Page:Revue des Deux Mondes - 1855 - tome 10.djvu/325

Le texte de cette page a été corrigé et est conforme au fac-similé.

ils montent silencieusement du sein de l’abîme : un jour la glace, chose fragile, craque, et tout finit par la débâcle.

A Rome, les temps de la liberté agitée n’ont pas laissé de grands monumens comme les jours paisibles de la servitude; mais ils ont laborieusement élevé un monument plus respectable que la cloaca, le cirque, le temple du Capitole : ce monument, c’est la grandeur du peuple romain. Les plébéiens surtout bâtissaient alors peu de temples; mais leurs traces sont ailleurs : elles sont sur ces collines où ils se réfugiaient pour réclamer un droit iniquement refusé, et d’où ils ne descendaient qu’après l’avoir conquis; elles sont sur le mont Aventin et sur le Mont-Sacré.

Cet usage de se retirer ainsi en masse sur un lieu élevé me paraît un souvenir de l’établissement primitif des cités latines. Les plébéiens, je le répète encore d’après Niebuhr, c’étaient surtout les étrangers, les familles nouvelles opprimées par les familles indigènes. Les pauvres, les déshérités de la fortune s’unissaient aux déshérités du pouvoir politique : à l’oppression des patriciens ils opposaient une retraite, une secession sur quelque sommet dont les patriciens ne s’étaient pas emparés par la consécration augurale, par une prise de possession religieuse. Dans la ville, c’était sur l’Aventin, exclu de l’enceinte sacrée; hors de la ville, sur le mont Velia, qui depuis lors s’appela le Mont-Sacré, sacré en effet, car il fut le berceau des libertés populaires. Ils s’établissaient là, comme s’ils eussent voulu y former une ville indépendante. Ils menaçaient Rome, par une désertion générale, de la dépopulation et de la ruine. La première retraite sur le Mont-Sacré dura trois mois, et par suite une partie des terres resta sans culture. C’est qu’il s’agissait pour les plébéiens d’une très grande chose : il s’agissait d’instituer des magistrats de leur ordre qui pussent défendre leurs droits. Ils ne revinrent à Rome qu’après avoir obtenu la création des tribuns du peuple, c’est-à-dire en possession d’une magistrature à eux, qui fut dès lors leur garantie et prépara leur puissance. Cette concession des patriciens les décida, je crois, mieux au retour que l’apologue des membres et de l’estomac, qu’on donne gravement comme l’occasion de ce retour. Il y fallait autre chose qu’un conte ingénieux.

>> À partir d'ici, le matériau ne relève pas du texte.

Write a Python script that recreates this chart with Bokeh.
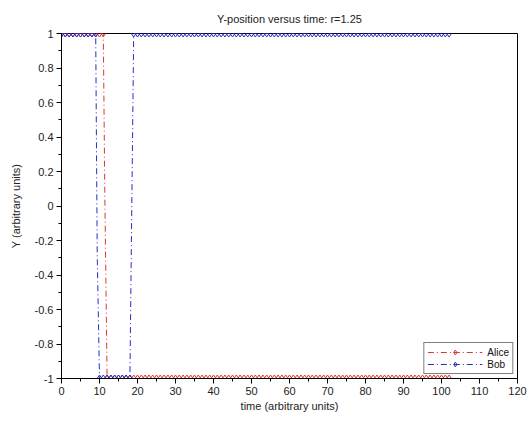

Le Mont-Sacré s’élève au bord de l’Anio, et on ne peut le visiter sans un certain respect. Seulement on le trouve bien petit pour le rôle qu’il a joué. N’importe, il est grand par ce qu’il rappelle, et puis à Rome tous les sommets se sont abaissés. Le Capitole aussi est une taupinière, mais cette taupinière s’élève plus haut dans l’imagination des hommes que les cimes sans histoire du Chimboraço et de l’Himalaya.